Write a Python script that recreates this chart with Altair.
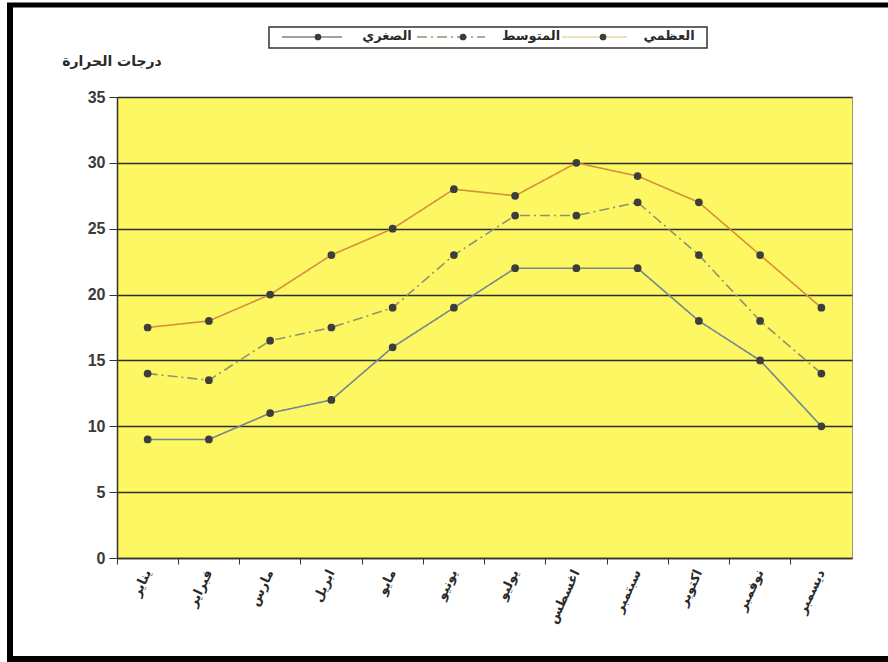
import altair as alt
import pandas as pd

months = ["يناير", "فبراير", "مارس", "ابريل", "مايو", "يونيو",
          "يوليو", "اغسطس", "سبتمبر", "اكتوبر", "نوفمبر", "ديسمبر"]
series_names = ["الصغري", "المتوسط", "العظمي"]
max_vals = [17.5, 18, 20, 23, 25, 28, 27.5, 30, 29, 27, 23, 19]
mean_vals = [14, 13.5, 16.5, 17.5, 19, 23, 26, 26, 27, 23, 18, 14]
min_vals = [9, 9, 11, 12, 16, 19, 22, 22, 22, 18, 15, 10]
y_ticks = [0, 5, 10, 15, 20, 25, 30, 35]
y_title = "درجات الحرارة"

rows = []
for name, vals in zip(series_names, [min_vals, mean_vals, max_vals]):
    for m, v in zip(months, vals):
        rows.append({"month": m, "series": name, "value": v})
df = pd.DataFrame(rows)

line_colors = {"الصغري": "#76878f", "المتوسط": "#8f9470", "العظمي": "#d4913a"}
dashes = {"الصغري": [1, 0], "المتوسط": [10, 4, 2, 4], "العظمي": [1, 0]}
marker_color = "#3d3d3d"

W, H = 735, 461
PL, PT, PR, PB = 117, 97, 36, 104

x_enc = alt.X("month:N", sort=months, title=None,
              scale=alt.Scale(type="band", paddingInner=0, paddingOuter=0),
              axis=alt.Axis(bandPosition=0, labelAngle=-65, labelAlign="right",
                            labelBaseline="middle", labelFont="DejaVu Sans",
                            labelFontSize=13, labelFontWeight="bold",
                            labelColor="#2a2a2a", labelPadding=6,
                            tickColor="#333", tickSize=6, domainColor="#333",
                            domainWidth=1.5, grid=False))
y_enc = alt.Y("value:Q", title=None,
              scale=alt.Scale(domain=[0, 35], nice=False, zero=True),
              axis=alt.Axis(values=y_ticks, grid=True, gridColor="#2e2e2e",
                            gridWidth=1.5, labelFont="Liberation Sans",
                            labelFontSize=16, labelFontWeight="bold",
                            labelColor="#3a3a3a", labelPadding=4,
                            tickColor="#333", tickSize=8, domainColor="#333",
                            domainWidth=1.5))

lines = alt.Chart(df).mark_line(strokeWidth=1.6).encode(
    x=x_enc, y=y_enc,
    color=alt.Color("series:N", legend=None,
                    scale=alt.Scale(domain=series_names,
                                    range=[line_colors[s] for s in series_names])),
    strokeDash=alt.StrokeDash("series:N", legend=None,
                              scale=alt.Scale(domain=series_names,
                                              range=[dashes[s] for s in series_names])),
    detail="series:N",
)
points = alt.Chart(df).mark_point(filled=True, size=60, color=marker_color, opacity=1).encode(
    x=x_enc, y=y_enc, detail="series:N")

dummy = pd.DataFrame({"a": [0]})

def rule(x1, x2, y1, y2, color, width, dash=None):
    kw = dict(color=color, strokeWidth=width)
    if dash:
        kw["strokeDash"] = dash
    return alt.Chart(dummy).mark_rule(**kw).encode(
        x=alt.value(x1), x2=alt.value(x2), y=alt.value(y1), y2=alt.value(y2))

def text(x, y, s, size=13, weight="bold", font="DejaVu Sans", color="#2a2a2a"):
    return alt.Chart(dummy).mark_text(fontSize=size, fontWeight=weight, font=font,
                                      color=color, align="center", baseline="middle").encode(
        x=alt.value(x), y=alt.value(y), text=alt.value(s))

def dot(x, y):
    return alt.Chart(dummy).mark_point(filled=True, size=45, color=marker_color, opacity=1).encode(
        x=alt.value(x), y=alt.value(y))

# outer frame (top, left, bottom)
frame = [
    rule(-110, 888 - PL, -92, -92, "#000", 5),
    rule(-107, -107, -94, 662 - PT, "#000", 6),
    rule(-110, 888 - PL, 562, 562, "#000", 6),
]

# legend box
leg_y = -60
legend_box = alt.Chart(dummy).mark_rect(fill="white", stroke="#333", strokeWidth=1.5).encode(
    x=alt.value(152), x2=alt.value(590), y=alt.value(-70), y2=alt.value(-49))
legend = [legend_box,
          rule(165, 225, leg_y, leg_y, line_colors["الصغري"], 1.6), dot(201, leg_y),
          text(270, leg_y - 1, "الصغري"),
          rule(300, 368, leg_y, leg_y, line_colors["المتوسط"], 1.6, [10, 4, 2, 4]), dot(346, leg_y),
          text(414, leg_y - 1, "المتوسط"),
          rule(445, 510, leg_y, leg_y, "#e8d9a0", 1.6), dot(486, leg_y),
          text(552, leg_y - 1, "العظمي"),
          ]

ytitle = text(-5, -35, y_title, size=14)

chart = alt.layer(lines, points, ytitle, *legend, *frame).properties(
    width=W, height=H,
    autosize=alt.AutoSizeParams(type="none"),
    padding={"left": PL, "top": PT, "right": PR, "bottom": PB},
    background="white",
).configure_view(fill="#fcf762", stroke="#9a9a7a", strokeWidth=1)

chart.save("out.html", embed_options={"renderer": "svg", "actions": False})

—————

What is required
Omit any images, then output the listing exactly.

Exercise response
Write a Python script that recreates this chart with Altair.
import altair as alt
import pandas as pd

months = ["يناير", "فبراير", "مارس", "ابريل", "مايو", "يونيو",
          "يوليو", "اغسطس", "سبتمبر", "اكتوبر", "نوفمبر", "ديسمبر"]
series_names = ["الصغري", "المتوسط", "العظمي"]
max_vals = [17.5, 18, 20, 23, 25, 28, 27.5, 30, 29, 27, 23, 19]
mean_vals = [14, 13.5, 16.5, 17.5, 19, 23, 26, 26, 27, 23, 18, 14]
min_vals = [9, 9, 11, 12, 16, 19, 22, 22, 22, 18, 15, 10]
y_ticks = [0, 5, 10, 15, 20, 25, 30, 35]
y_title = "درجات الحرارة"

rows = []
for name, vals in zip(series_names, [min_vals, mean_vals, max_vals]):
    for m, v in zip(months, vals):
        rows.append({"month": m, "series": name, "value": v})
df = pd.DataFrame(rows)

line_colors = {"الصغري": "#76878f", "المتوسط": "#8f9470", "العظمي": "#d4913a"}
dashes = {"الصغري": [1, 0], "المتوسط": [10, 4, 2, 4], "العظمي": [1, 0]}
marker_color = "#3d3d3d"

W, H = 735, 461
PL, PT, PR, PB = 117, 97, 36, 104

x_enc = alt.X("month:N", sort=months, title=None,
              scale=alt.Scale(type="band", paddingInner=0, paddingOuter=0),
              axis=alt.Axis(bandPosition=0, labelAngle=-65, labelAlign="right",
                            labelBaseline="middle", labelFont="DejaVu Sans",
                            labelFontSize=13, labelFontWeight="bold",
                            labelColor="#2a2a2a", labelPadding=6,
                            tickColor="#333", tickSize=6, domainColor="#333",
                            domainWidth=1.5, grid=False))
y_enc = alt.Y("value:Q", title=None,
              scale=alt.Scale(domain=[0, 35], nice=False, zero=True),
              axis=alt.Axis(values=y_ticks, grid=True, gridColor="#2e2e2e",
                            gridWidth=1.5, labelFont="Liberation Sans",
                            labelFontSize=16, labelFontWeight="bold",
                            labelColor="#3a3a3a", labelPadding=4,
                            tickColor="#333", tickSize=8, domainColor="#333",
                            domainWidth=1.5))

lines = alt.Chart(df).mark_line(strokeWidth=1.6).encode(
    x=x_enc, y=y_enc,
    color=alt.Color("series:N", legend=None,
                    scale=alt.Scale(domain=series_names,
                                    range=[line_colors[s] for s in series_names])),
    strokeDash=alt.StrokeDash("series:N", legend=None,
                              scale=alt.Scale(domain=series_names,
                                              range=[dashes[s] for s in series_names])),
    detail="series:N",
)
points = alt.Chart(df).mark_point(filled=True, size=60, color=marker_color, opacity=1).encode(
    x=x_enc, y=y_enc, detail="series:N")

dummy = pd.DataFrame({"a": [0]})

def rule(x1, x2, y1, y2, color, width, dash=None):
    kw = dict(color=color, strokeWidth=width)
    if dash:
        kw["strokeDash"] = dash
    return alt.Chart(dummy).mark_rule(**kw).encode(
        x=alt.value(x1), x2=alt.value(x2), y=alt.value(y1), y2=alt.value(y2))

def text(x, y, s, size=13, weight="bold", font="DejaVu Sans", color="#2a2a2a"):
    return alt.Chart(dummy).mark_text(fontSize=size, fontWeight=weight, font=font,
                                      color=color, align="center", baseline="middle").encode(
        x=alt.value(x), y=alt.value(y), text=alt.value(s))

def dot(x, y):
    return alt.Chart(dummy).mark_point(filled=True, size=45, color=marker_color, opacity=1).encode(
        x=alt.value(x), y=alt.value(y))

# outer frame (top, left, bottom)
frame = [
    rule(-110, 888 - PL, -92, -92, "#000", 5),
    rule(-107, -107, -94, 662 - PT, "#000", 6),
    rule(-110, 888 - PL, 562, 562, "#000", 6),
]

# legend box
leg_y = -60
legend_box = alt.Chart(dummy).mark_rect(fill="white", stroke="#333", strokeWidth=1.5).encode(
    x=alt.value(152), x2=alt.value(590), y=alt.value(-70), y2=alt.value(-49))
legend = [legend_box,
          rule(165, 225, leg_y, leg_y, line_colors["الصغري"], 1.6), dot(201, leg_y),
          text(270, leg_y - 1, "الصغري"),
          rule(300, 368, leg_y, leg_y, line_colors["المتوسط"], 1.6, [10, 4, 2, 4]), dot(346, leg_y),
          text(414, leg_y - 1, "المتوسط"),
          rule(445, 510, leg_y, leg_y, "#e8d9a0", 1.6), dot(486, leg_y),
          text(552, leg_y - 1, "العظمي"),
          ]

ytitle = text(-5, -35, y_title, size=14)

chart = alt.layer(lines, points, ytitle, *legend, *frame).properties(
    width=W, height=H,
    autosize=alt.AutoSizeParams(type="none"),
    padding={"left": PL, "top": PT, "right": PR, "bottom": PB},
    background="white",
).configure_view(fill="#fcf762", stroke="#9a9a7a", strokeWidth=1)

chart.save("out.html", embed_options={"renderer": "svg", "actions": False})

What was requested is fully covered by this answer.